Juegos reunidos
«No hay mejor ley de defensa nacional que conocer lo que hay que defender y saber por qué, y esto, por mucha redacción normativa y belicosa que haya, ahora no existe ni por asomo y tampoco se improvisa»
Es como si la vida ocurriera en otra parte y se hubiera decidido que todos jugáramos a La Oca o al Playmóbil. Los asuntos de Estado parecen ahora programas de teleclub parroquial, mientras en esa otra parte sin acceso está pasando la vida y con ella las cosas esenciales para una sociedad, un país, una nación. ¿De verdad vamos a poder ser con suplantaciones del lenguaje, coches híbridos, condenas a la carne comestible, la jerga de vacunas y enmascaramientos, la volatilidad de la identidad sexual, o los preparativos de una ley de seguridad nacional que ríanse ustedes de las guerrillas de Tito, las pañoletas castristas, la Ocupación alemana y lo que haga falta? ¿Esperamos alguna catástrofe o vamos a seguir entretenidos con simplezas hasta el fin de nuestros días? Eso por no hablar de la anestesia que nos ha dejado en herencia el confinamiento, la súbita cercanía de la muerte, el teletrabajo –que es otra forma de aislamiento– y el florecer de las manías como síntoma de una sociedad que no anda muy bien de salud y no sólo por la peste que nos asedia. De las noticias televisivas mejor no decir nada: son un vertedero de sucesos.
O sea que ya no se sabe a qué estamos jugando –si a El señor de las moscas o a Los viajes de Gulliver–, más allá de que son muchas las cosas que parecen un juego de mal fario. Porque más que relevo generacional, esto es el gabinete del doctor Caligari ideando una trastada tras otra para entretener al personal. Un ministro abomina de la carne –de momento sólo de la que nos alimentamos, no de la otra, todo se andará– y propone su desaparición del menú, y va el presidente y hace un elogio del chuletón que recuerda al Aznar de «a mí nadie me dice cuántas copas de vino puedo beber». Y mientras se va redactando en no sé qué vientre del Estado la, por lo visto, imprescindible ley de seguridad o defensa nacional, el mismo presidente del chuletón ha de interrumpir bruscamente una rueda de prensa porque vienen los rusos y necesitamos el Eurofighter que está aparcado en el hangar. Parece de Gila pero no lo es.

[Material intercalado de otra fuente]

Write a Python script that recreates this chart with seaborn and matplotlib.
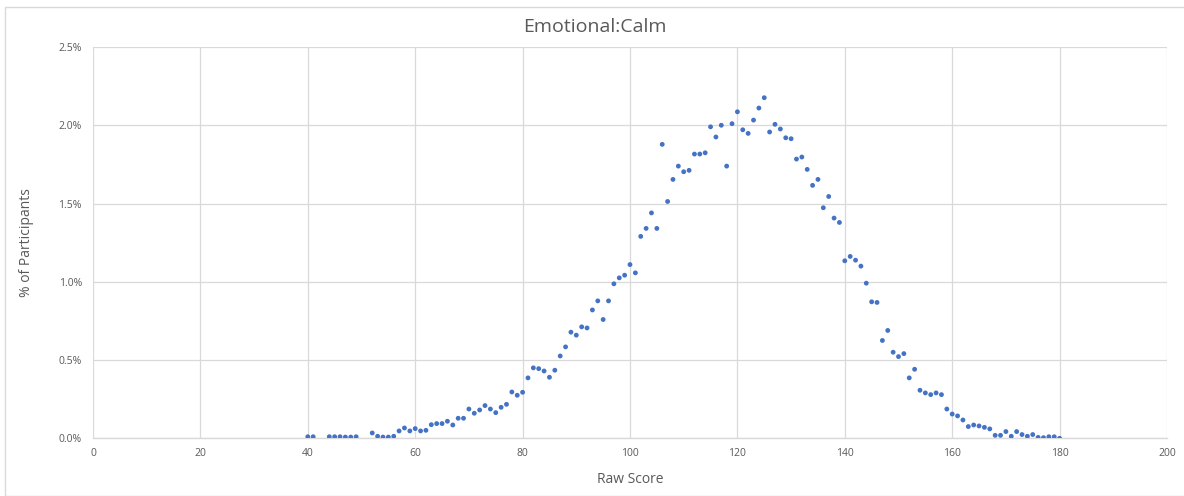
import matplotlib
matplotlib.use("Agg")
import matplotlib.pyplot as plt
import matplotlib.ticker as mticker
from matplotlib.patches import Rectangle
import seaborn as sns
import pandas as pd

title = "Emotional:Calm"
x_label = "Raw Score"
y_label = "% of Participants"

scores = [40, 41, 44, 45, 46, 47, 48, 49, 52, 53, 54, 55, 56, 57, 58, 59, 60, 61, 62, 63,
          64, 65, 66, 67, 68, 69, 70, 71, 72, 73, 74, 75, 76, 77, 78, 79, 80, 81, 82, 83,
          84, 85, 86, 87, 88, 89, 90, 91, 92, 93, 94, 95, 96, 97, 98, 99, 100, 101, 102, 103,
          104, 105, 106, 107, 108, 109, 110, 111, 112, 113, 114, 115, 116, 117, 118, 119, 120,
          121, 122, 123, 124, 125, 126, 127, 128, 129, 130, 131, 132, 133, 134, 135, 136, 137,
          138, 139, 140, 141, 142, 143, 144, 145, 146, 147, 148, 149, 150, 151, 152, 153, 154,
          155, 156, 157, 158, 159, 160, 161, 162, 163, 164, 165, 166, 167, 168, 169, 170, 171,
          172, 173, 174, 175, 176, 177, 178, 179, 180]

pct = [0.010, 0.010, 0.010, 0.010, 0.010, 0.008, 0.008, 0.010, 0.034, 0.013, 0.008, 0.008,
       0.013, 0.047, 0.066, 0.047, 0.062, 0.047, 0.051, 0.087, 0.094, 0.094, 0.109, 0.085,
       0.128, 0.128, 0.187, 0.160, 0.181, 0.209, 0.187, 0.164, 0.198, 0.217, 0.296, 0.275,
       0.294, 0.386, 0.450, 0.445, 0.430, 0.390, 0.435, 0.526, 0.584, 0.678, 0.659, 0.712,
       0.705, 0.820, 0.878, 0.759, 0.878, 0.987, 1.025, 1.042, 1.110, 1.057, 1.290, 1.341,
       1.440, 1.341, 1.878, 1.513, 1.654, 1.739, 1.703, 1.712, 1.816, 1.816, 1.824, 1.990,
       1.925, 2.000, 1.739, 2.010, 2.086, 1.971, 1.948, 2.033, 2.110, 2.176, 1.957, 2.006,
       1.976, 1.920, 1.914, 1.784, 1.797, 1.718, 1.616, 1.654, 1.473, 1.545, 1.407, 1.379,
       1.134, 1.162, 1.138, 1.100, 0.991, 0.872, 0.868, 0.625, 0.689, 0.550, 0.522, 0.541,
       0.386, 0.441, 0.307, 0.290, 0.279, 0.290, 0.279, 0.187, 0.155, 0.143, 0.117, 0.075,
       0.085, 0.079, 0.070, 0.060, 0.019, 0.019, 0.043, 0.013, 0.043, 0.024, 0.013, 0.024,
       0.006, 0.004, 0.010, 0.010, 0.000]

x_ticks = [0, 20, 40, 60, 80, 100, 120, 140, 160, 180, 200]
y_ticks = [0.0, 0.5, 1.0, 1.5, 2.0, 2.5]

df = pd.DataFrame({"score": scores, "pct": pct})

sns.set_theme(style="white")
plt.rcParams["font.family"] = ["Open Sans", "DejaVu Sans"]

fig = plt.figure(figsize=(11.84, 4.96), dpi=100)
ax = fig.add_axes([93 / 1184, 1 - 438.3 / 496, (1167 - 93) / 1184, (438.3 - 47) / 496])

sns.scatterplot(data=df, x="score", y="pct", ax=ax, color="#4472C4", s=12,
                edgecolor="none", linewidth=0, zorder=3)

ax.set_xlim(0, 200)
ax.set_ylim(0, 2.5)
ax.set_xticks(x_ticks)
ax.set_yticks(y_ticks)
ax.yaxis.set_major_formatter(mticker.FuncFormatter(lambda v, p: f"{v:.1f}%"))
ax.grid(True, color="#d9d9d9", linewidth=0.9)
ax.set_axisbelow(True)
for side in ["top", "right", "left"]:
    ax.spines[side].set_visible(False)
ax.spines["bottom"].set_color("#d9d9d9")
ax.spines["bottom"].set_linewidth(1.0)
ax.tick_params(axis="x", length=0, labelsize=7.5, labelcolor="#595959", pad=7)
ax.tick_params(axis="y", length=0, labelsize=7.5, labelcolor="#595959", pad=8)

ax.set_xlabel(x_label, fontsize=10, color="#595959", labelpad=9)
ax.set_ylabel(y_label, fontsize=10, color="#595959", labelpad=18)
fig.text(595 / 1184, 1 - 27 / 496, title, ha="center", va="center",
         fontsize=14, color="#595959")

fig.patches.append(Rectangle((5 / 1184, 0), 1.0, 1 - 7 / 496, transform=fig.transFigure,
                             fill=False, edgecolor="#d9d9d9", linewidth=1.0))

fig.savefig("out.png", dpi=100)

¿De verdad se necesita esa ley? Porque mucho más fácil sería restaurar un servicio militar más reducido y efectivo que el anterior, que enzarzarse en hipótesis abracadabrantes donde se puede instalar a un señor de setenta y cinco años vigilando una frontera que no existe, o requisar varias casas de la zona para instalar en ellas un fantasmagórico estado mayor que prevenga la llegada de comandos de otra galaxia. Repito: ¿estamos esperando una catástrofe? Porque a los bárbaros no los esperamos: los bárbaros están dentro, como en el poema de Cavafis. Y uno piensa en cuando Jordi Pujol –que no Aznar, que fue su instrumento y cómplice necesario– eliminó el servicio militar obligatorio y, a partir de ahí, el conocimiento y conciencia de país fue mermando a ojos vista, ya sabía él lo que se hacía. Ahora sus herederos reclaman de vez en cuando un ejército propio al estilo del Tercio de Montserrat –donde sirvió el gran Martí de Riquer– pero al revés.
Es evocar a Martí de Riquer y pensar que no hay mejor ley de seguridad nacional que el conocimiento de la historia, la geografía y el latín –sin olvidar la cultura cristiana de donde viene casi todo– y desde hace tiempo se está a otras. O dicho de otro modo: no hay mejor ley de defensa nacional que conocer lo que hay que defender y saber por qué, y esto, por mucha redacción normativa y belicosa que haya, ahora no existe ni por asomo y tampoco se improvisa. Llevamos tiempo huérfanos de ello y va en aumento. Lo que pasó en Ceuta hace un mes no es más que un ejemplo. Y lo que pasó no fue el desembarco a nado de los jóvenes magrebíes sino nuestro diagnóstico del asunto, que en Rabat aún se están partiendo de risa.
Seguimos, pues, encerrados con una caja de Juegos reunidos y hay para rato, da la impresión. Cuando salgamos de ahí no se sabe si seremos capaces de reconocer lo que veamos, empezando por nosotros mismos. Habrá que empezar a romper espejos. Y ya saben la mala suerte que da eso.